**Written request:** Emit the data below verbatim, stripping out any pictures.
>> START Given information
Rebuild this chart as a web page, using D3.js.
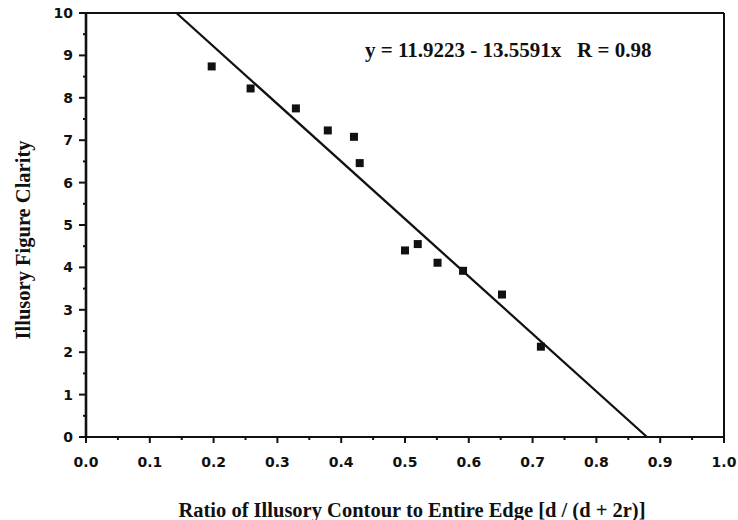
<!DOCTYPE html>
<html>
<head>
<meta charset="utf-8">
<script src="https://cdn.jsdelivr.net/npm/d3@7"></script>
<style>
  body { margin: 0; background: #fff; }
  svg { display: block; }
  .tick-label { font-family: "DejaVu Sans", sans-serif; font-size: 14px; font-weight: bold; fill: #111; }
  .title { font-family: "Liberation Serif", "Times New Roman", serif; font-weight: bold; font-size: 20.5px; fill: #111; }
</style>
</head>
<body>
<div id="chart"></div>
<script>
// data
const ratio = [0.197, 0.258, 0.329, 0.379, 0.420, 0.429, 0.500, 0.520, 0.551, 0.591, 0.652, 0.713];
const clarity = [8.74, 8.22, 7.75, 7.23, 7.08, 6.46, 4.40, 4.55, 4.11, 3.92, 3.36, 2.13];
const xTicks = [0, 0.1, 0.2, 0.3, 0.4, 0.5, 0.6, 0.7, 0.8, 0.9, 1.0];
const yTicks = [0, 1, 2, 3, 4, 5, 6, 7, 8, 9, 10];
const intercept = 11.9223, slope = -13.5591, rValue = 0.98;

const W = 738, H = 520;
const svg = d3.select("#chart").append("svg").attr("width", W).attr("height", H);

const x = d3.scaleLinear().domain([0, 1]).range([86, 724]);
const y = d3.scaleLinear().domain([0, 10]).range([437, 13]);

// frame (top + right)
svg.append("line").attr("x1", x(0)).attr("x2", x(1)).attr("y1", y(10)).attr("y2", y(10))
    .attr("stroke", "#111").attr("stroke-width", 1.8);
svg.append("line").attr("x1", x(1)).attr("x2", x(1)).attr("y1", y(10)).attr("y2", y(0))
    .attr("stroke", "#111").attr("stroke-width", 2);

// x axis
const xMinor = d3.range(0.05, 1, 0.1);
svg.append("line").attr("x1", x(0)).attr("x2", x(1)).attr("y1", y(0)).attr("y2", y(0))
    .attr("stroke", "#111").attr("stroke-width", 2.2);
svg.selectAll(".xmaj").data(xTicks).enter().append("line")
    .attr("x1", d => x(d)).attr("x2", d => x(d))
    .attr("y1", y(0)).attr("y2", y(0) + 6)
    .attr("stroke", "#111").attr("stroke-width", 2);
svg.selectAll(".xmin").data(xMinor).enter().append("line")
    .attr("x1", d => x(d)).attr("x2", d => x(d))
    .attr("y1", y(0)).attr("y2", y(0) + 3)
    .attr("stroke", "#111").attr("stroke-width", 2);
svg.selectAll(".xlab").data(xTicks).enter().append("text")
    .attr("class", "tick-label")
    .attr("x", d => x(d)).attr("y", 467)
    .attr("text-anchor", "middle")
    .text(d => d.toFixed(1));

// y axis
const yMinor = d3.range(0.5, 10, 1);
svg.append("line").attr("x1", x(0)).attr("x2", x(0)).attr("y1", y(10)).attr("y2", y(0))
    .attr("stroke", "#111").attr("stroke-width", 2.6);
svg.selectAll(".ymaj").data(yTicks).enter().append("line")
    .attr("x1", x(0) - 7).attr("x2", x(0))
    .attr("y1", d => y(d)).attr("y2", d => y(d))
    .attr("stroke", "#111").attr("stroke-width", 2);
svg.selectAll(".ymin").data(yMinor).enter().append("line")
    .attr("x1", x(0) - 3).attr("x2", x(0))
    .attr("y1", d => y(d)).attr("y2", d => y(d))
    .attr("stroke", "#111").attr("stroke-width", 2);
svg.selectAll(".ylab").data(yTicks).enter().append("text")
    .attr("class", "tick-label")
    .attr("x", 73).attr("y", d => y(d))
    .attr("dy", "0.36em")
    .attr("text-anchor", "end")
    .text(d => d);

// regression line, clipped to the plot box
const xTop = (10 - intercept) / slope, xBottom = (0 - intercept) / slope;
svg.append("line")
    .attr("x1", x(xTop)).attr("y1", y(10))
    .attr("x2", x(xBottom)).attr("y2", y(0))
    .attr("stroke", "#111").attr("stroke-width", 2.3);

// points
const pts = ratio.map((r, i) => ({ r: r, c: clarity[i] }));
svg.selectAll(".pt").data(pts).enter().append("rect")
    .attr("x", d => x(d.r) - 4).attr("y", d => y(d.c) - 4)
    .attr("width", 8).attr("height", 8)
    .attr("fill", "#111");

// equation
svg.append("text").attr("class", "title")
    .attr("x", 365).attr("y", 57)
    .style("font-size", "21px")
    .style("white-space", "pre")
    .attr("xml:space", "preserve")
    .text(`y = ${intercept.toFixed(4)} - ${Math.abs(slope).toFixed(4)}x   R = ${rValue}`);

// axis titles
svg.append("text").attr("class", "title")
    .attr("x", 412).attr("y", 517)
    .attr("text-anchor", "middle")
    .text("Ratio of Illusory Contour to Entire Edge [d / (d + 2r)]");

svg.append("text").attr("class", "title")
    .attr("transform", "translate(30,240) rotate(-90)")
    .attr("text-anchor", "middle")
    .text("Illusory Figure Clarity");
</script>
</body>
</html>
>> END Given information
**Task answer:**
Rebuild this chart as a web page, using D3.js.
<!DOCTYPE html>
<html>
<head>
<meta charset="utf-8">
<script src="https://cdn.jsdelivr.net/npm/d3@7"></script>
<style>
  body { margin: 0; background: #fff; }
  svg { display: block; }
  .tick-label { font-family: "DejaVu Sans", sans-serif; font-size: 14px; font-weight: bold; fill: #111; }
  .title { font-family: "Liberation Serif", "Times New Roman", serif; font-weight: bold; font-size: 20.5px; fill: #111; }
</style>
</head>
<body>
<div id="chart"></div>
<script>
// data
const ratio = [0.197, 0.258, 0.329, 0.379, 0.420, 0.429, 0.500, 0.520, 0.551, 0.591, 0.652, 0.713];
const clarity = [8.74, 8.22, 7.75, 7.23, 7.08, 6.46, 4.40, 4.55, 4.11, 3.92, 3.36, 2.13];
const xTicks = [0, 0.1, 0.2, 0.3, 0.4, 0.5, 0.6, 0.7, 0.8, 0.9, 1.0];
const yTicks = [0, 1, 2, 3, 4, 5, 6, 7, 8, 9, 10];
const intercept = 11.9223, slope = -13.5591, rValue = 0.98;

const W = 738, H = 520;
const svg = d3.select("#chart").append("svg").attr("width", W).attr("height", H);

const x = d3.scaleLinear().domain([0, 1]).range([86, 724]);
const y = d3.scaleLinear().domain([0, 10]).range([437, 13]);

// frame (top + right)
svg.append("line").attr("x1", x(0)).attr("x2", x(1)).attr("y1", y(10)).attr("y2", y(10))
    .attr("stroke", "#111").attr("stroke-width", 1.8);
svg.append("line").attr("x1", x(1)).attr("x2", x(1)).attr("y1", y(10)).attr("y2", y(0))
    .attr("stroke", "#111").attr("stroke-width", 2);

// x axis
const xMinor = d3.range(0.05, 1, 0.1);
svg.append("line").attr("x1", x(0)).attr("x2", x(1)).attr("y1", y(0)).attr("y2", y(0))
    .attr("stroke", "#111").attr("stroke-width", 2.2);
svg.selectAll(".xmaj").data(xTicks).enter().append("line")
    .attr("x1", d => x(d)).attr("x2", d => x(d))
    .attr("y1", y(0)).attr("y2", y(0) + 6)
    .attr("stroke", "#111").attr("stroke-width", 2);
svg.selectAll(".xmin").data(xMinor).enter().append("line")
    .attr("x1", d => x(d)).attr("x2", d => x(d))
    .attr("y1", y(0)).attr("y2", y(0) + 3)
    .attr("stroke", "#111").attr("stroke-width", 2);
svg.selectAll(".xlab").data(xTicks).enter().append("text")
    .attr("class", "tick-label")
    .attr("x", d => x(d)).attr("y", 467)
    .attr("text-anchor", "middle")
    .text(d => d.toFixed(1));

// y axis
const yMinor = d3.range(0.5, 10, 1);
svg.append("line").attr("x1", x(0)).attr("x2", x(0)).attr("y1", y(10)).attr("y2", y(0))
    .attr("stroke", "#111").attr("stroke-width", 2.6);
svg.selectAll(".ymaj").data(yTicks).enter().append("line")
    .attr("x1", x(0) - 7).attr("x2", x(0))
    .attr("y1", d => y(d)).attr("y2", d => y(d))
    .attr("stroke", "#111").attr("stroke-width", 2);
svg.selectAll(".ymin").data(yMinor).enter().append("line")
    .attr("x1", x(0) - 3).attr("x2", x(0))
    .attr("y1", d => y(d)).attr("y2", d => y(d))
    .attr("stroke", "#111").attr("stroke-width", 2);
svg.selectAll(".ylab").data(yTicks).enter().append("text")
    .attr("class", "tick-label")
    .attr("x", 73).attr("y", d => y(d))
    .attr("dy", "0.36em")
    .attr("text-anchor", "end")
    .text(d => d);

// regression line, clipped to the plot box
const xTop = (10 - intercept) / slope, xBottom = (0 - intercept) / slope;
svg.append("line")
    .attr("x1", x(xTop)).attr("y1", y(10))
    .attr("x2", x(xBottom)).attr("y2", y(0))
    .attr("stroke", "#111").attr("stroke-width", 2.3);

// points
const pts = ratio.map((r, i) => ({ r: r, c: clarity[i] }));
svg.selectAll(".pt").data(pts).enter().append("rect")
    .attr("x", d => x(d.r) - 4).attr("y", d => y(d.c) - 4)
    .attr("width", 8).attr("height", 8)
    .attr("fill", "#111");

// equation
svg.append("text").attr("class", "title")
    .attr("x", 365).attr("y", 57)
    .style("font-size", "21px")
    .style("white-space", "pre")
    .attr("xml:space", "preserve")
    .text(`y = ${intercept.toFixed(4)} - ${Math.abs(slope).toFixed(4)}x   R = ${rValue}`);

// axis titles
svg.append("text").attr("class", "title")
    .attr("x", 412).attr("y", 517)
    .attr("text-anchor", "middle")
    .text("Ratio of Illusory Contour to Entire Edge [d / (d + 2r)]");

svg.append("text").attr("class", "title")
    .attr("transform", "translate(30,240) rotate(-90)")
    .attr("text-anchor", "middle")
    .text("Illusory Figure Clarity");
</script>
</body>
</html>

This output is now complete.